A NEW scheme at the University of Portsmouth aims to help students from disadvantaged backgrounds excel.
And now, the project, run by dean of science at the university Professor Sherria Hoskins, has been awarded £500,000 by Hefce, the Higher Education Funding Council for England.
She and Dr Jessica Gagnon, senior research fellow at the school of education and childhood studies, will lead the project with 5,200 university students and 800 university staff who work with them at five universities.
The students who will benefit are from the groups least likely to apply to university and, if they do attend, most likely to drop out, or not perform well academically, despite entering with excellent qualifications.
The main aim of the project is to try and close the attainment gap in black and minority ethnic groups and those from the working class.
Prof Hoskins said: ‘This is the first time a group of UK universities have joined forces to trial a project which has the potential to eradicate the impact of stereotype threat on performance in university students.
‘I’m delighted to have won funding.
‘It underlines the urgent need to find out why some people who are more than capable intellectually of studying at university so often fail to complete their courses, or do so with lower grades.
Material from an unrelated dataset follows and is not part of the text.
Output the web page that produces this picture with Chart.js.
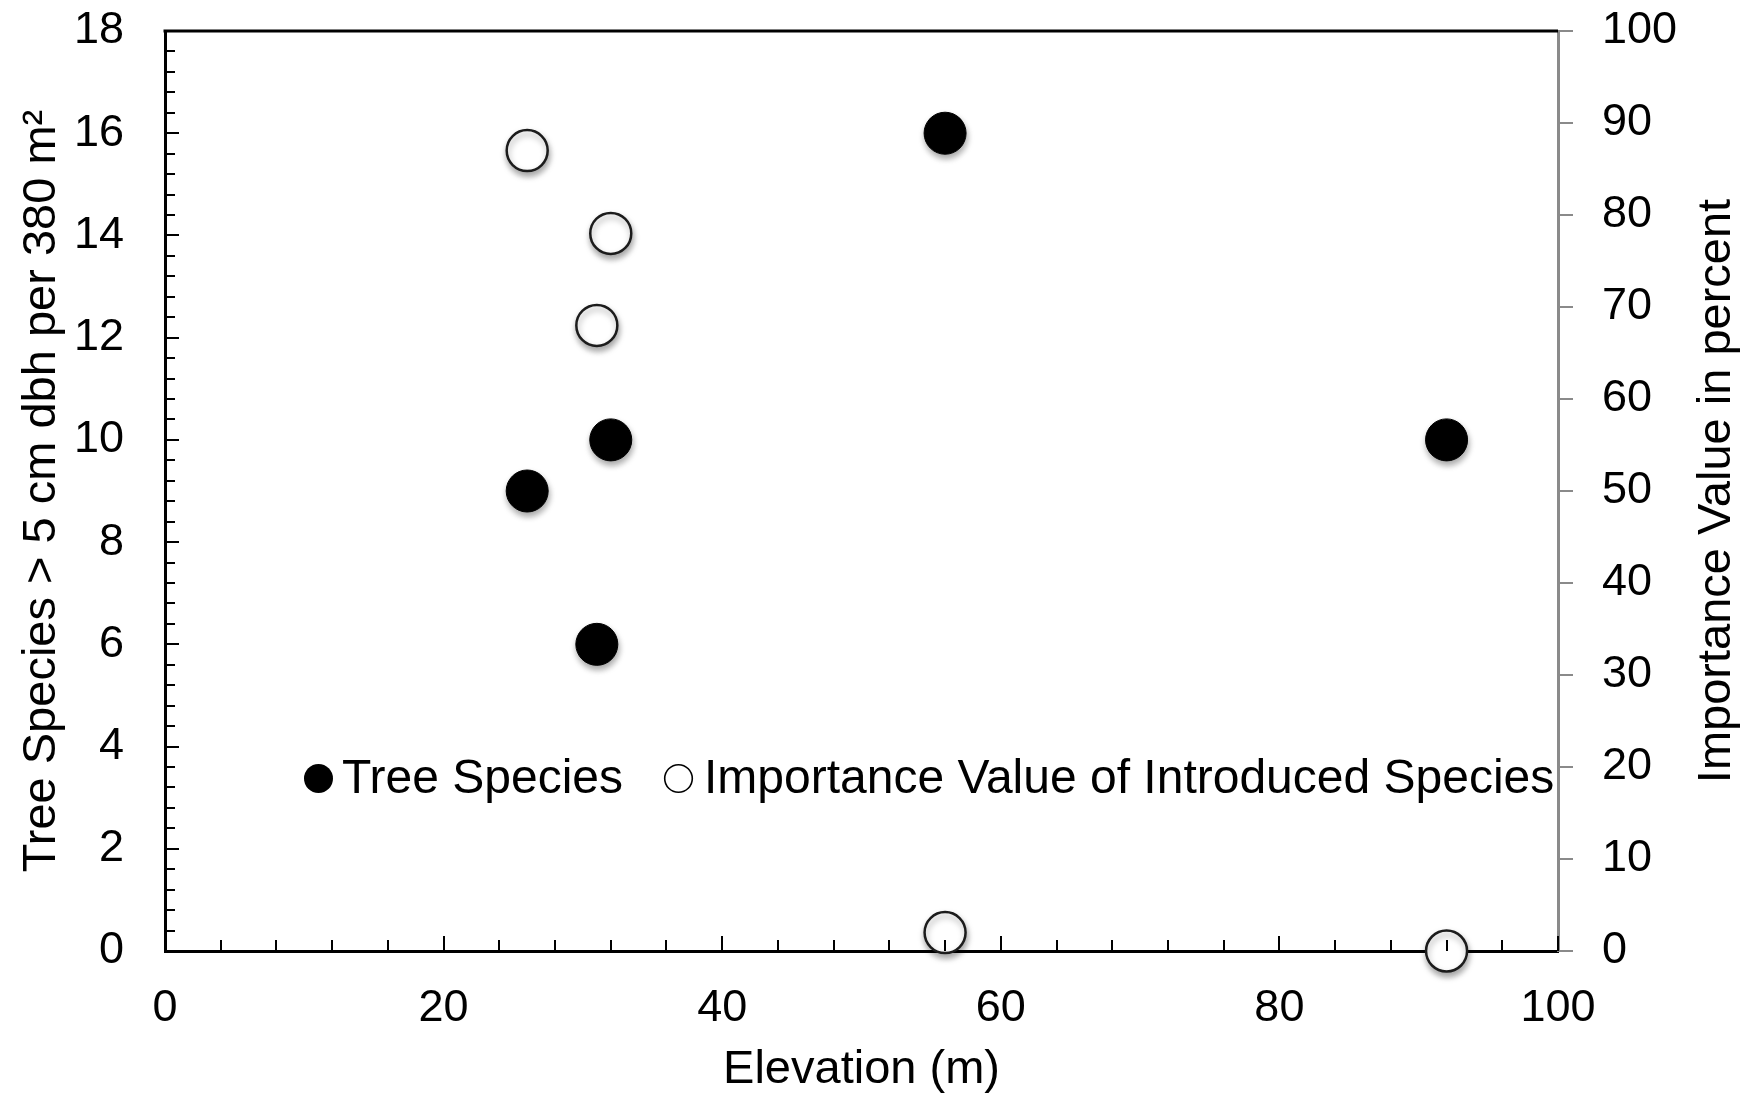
<!DOCTYPE html>
<html><head><meta charset="utf-8">
<script src="https://cdn.jsdelivr.net/npm/chart.js@4.4.1/dist/chart.umd.min.js"></script>
<style>html,body{margin:0;padding:0;background:#fff;} #wrap{width:1747px;height:1097px;position:relative;}</style>
</head><body><div id="wrap"><canvas id="c" width="1747" height="1097"></canvas></div>
<script>
// ---- data ----
const elevation = [26, 31, 32, 56, 92];
const treeSpecies = [9, 6, 10, 16, 10];
const importanceValue = [87, 68, 78, 2, 0];
const seriesLabels = ['Tree Species', 'Importance Value of Introduced Species'];
const xTitle = 'Elevation (m)';
const yTitle = 'Tree Species > 5 cm dbh per 380 m²';
const y2Title = 'Importance Value in percent';
const xRange = [0, 100];
const yRange = [0, 18];
const y2Range = [0, 100];
const xMajorStep = 20, xMinorStep = 4;
const yMajorStep = 2, yMinorStep = 0.4;
const y2MajorStep = 10;

const FONT = '"Liberation Sans", Arial, sans-serif';
const GRAY = '#8a8a8a';

const treePoints = elevation.map((x, i) => ({x: x, y: treeSpecies[i]}));
const ivPoints = elevation.map((x, i) => ({x: x, y: importanceValue[i]}));

const shadowPlugin = {
  id: 'markerShadow',
  beforeDatasetsDraw(chart) {
    const ctx = chart.ctx;
    ctx.save();
    ctx.shadowColor = 'rgba(0,0,0,0.35)';
    ctx.shadowBlur = 6;
    ctx.shadowOffsetX = 1;
    ctx.shadowOffsetY = 4;
  },
  afterDatasetsDraw(chart) { chart.ctx.restore(); }
};

function innerTicks(ctx, scale, step, len, horizontal, area) {
  const n = Math.round((scale.max - scale.min) / step);
  for (let i = 0; i <= n; i++) {
    const v = scale.min + i * step;
    const p = Math.round(scale.getPixelForValue(v));
    ctx.beginPath();
    if (horizontal) { ctx.moveTo(p, area.bottom); ctx.lineTo(p, area.bottom - len); }
    else { ctx.moveTo(area.left, p); ctx.lineTo(area.left + len, p); }
    ctx.stroke();
  }
}

const decorPlugin = {
  id: 'decor',
  afterDraw(chart) {
    const ctx = chart.ctx, a = chart.chartArea;
    ctx.save();
    // top frame line
    ctx.strokeStyle = '#000'; ctx.lineWidth = 3;
    ctx.beginPath(); ctx.moveTo(a.left - 1.5, a.top); ctx.lineTo(a.right, a.top); ctx.stroke();
    // inward ticks
    ctx.lineWidth = 2;
    innerTicks(ctx, chart.scales.x, xMinorStep, 11, true, a);
    innerTicks(ctx, chart.scales.x, xMajorStep, 15, true, a);
    innerTicks(ctx, chart.scales.y, yMinorStep, 10, false, a);
    innerTicks(ctx, chart.scales.y, yMajorStep, 14, false, a);
    // right axis title (reads bottom to top)
    ctx.fillStyle = '#000';
    ctx.font = '47px ' + FONT;
    ctx.textAlign = 'center'; ctx.textBaseline = 'middle';
    ctx.translate(1717, (a.top + a.bottom) / 2);
    ctx.rotate(-Math.PI / 2);
    ctx.fillText(y2Title, 0, 0);
    ctx.restore();

    // legend inside plot
    ctx.save();
    ctx.font = '48px ' + FONT;
    ctx.textAlign = 'left'; ctx.textBaseline = 'alphabetic';
    ctx.fillStyle = '#000';
    const ly = 778.5;
    const items = [
      {mx: 318.5, tx: 342, filled: true},
      {mx: 678.5, tx: 704, filled: false}
    ];
    chart.data.datasets.forEach((ds, i) => {
      const it = items[i];
      ctx.beginPath();
      ctx.arc(it.mx, ly, it.filled ? 14.5 : 13.8, 0, Math.PI * 2);
      if (it.filled) { ctx.fillStyle = '#000'; ctx.fill(); }
      else { ctx.fillStyle = '#fff'; ctx.fill(); ctx.strokeStyle = '#000'; ctx.lineWidth = 1.6; ctx.stroke(); }
      ctx.fillStyle = '#000';
      ctx.fillText(ds.label, it.tx, 793);
    });
    ctx.restore();
  }
};

new Chart(document.getElementById('c'), {
  type: 'scatter',
  data: {
    datasets: [
      {
        label: seriesLabels[0], data: treePoints, yAxisID: 'y',
        pointRadius: 21, pointHoverRadius: 21, pointStyle: 'circle',
        backgroundColor: '#000', borderColor: '#000', borderWidth: 1, clip: false
      },
      {
        label: seriesLabels[1], data: ivPoints, yAxisID: 'y2',
        pointRadius: 20.5, pointHoverRadius: 20.5, pointStyle: 'circle',
        backgroundColor: '#fff', borderColor: '#1c1c1c', borderWidth: 2.5, clip: false
      }
    ]
  },
  options: {
    responsive: false, animation: false, devicePixelRatio: 1,
    layout: {padding: {left: 0, right: 0, top: 31, bottom: 0}},
    plugins: {legend: {display: false}, tooltip: {enabled: false}},
    scales: {
      x: {
        type: 'linear', position: 'bottom', min: xRange[0], max: xRange[1],
        ticks: {stepSize: xMajorStep, color: '#000', font: {family: FONT, size: 45}, padding: 31, maxRotation: 0},
        grid: {drawOnChartArea: false, drawTicks: false},
        border: {display: true, color: '#000', width: 3},
        title: {display: true, text: xTitle, color: '#000', font: {family: FONT, size: 47, lineHeight: 1.15}, padding: {top: 0, bottom: 0}},
        afterFit(s) { s.height = 146; s.paddingLeft = 0; s.paddingRight = 0; }
      },
      y: {
        type: 'linear', position: 'left', min: yRange[0], max: yRange[1],
        ticks: {stepSize: yMajorStep, color: '#000', font: {family: FONT, size: 45}, padding: 41},
        grid: {drawOnChartArea: false, drawTicks: false},
        border: {display: true, color: '#000', width: 3},
        title: {display: true, text: yTitle, color: '#000', font: {family: FONT, size: 47, lineHeight: 1.2}, padding: {top: 14, bottom: 0}},
        afterFit(s) { s.width = 165; s.paddingTop = 0; s.paddingBottom = 0; }
      },
      y2: {
        type: 'linear', position: 'right', min: y2Range[0], max: y2Range[1],
        ticks: {stepSize: y2MajorStep, color: '#000', font: {family: FONT, size: 45}, padding: 29},
        grid: {drawOnChartArea: false, drawTicks: true, tickLength: 15, color: GRAY, lineWidth: 2},
        border: {display: true, color: GRAY, width: 3},
        title: {display: false, text: y2Title},
        afterFit(s) { s.width = 189; s.paddingTop = 0; s.paddingBottom = 0; }
      }
    }
  },
  plugins: [shadowPlugin, decorPlugin]
});
</script>
</body></html>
‘We expect the results will help bring about a sea change for young people from disadvantaged backgrounds who have the potential to study and do extremely well at university.’
The project will run from this September at student and staff workshops at the University of Portsmouth, University of the Arts, London, Canterbury Christ Church University, the University of Brighton, and the University of Winchester.
Experts at all five universities will work with students and their teachers on changing mindsets, bias reduction and habit breaking.
The first results of the two-year study are expected in June 2018.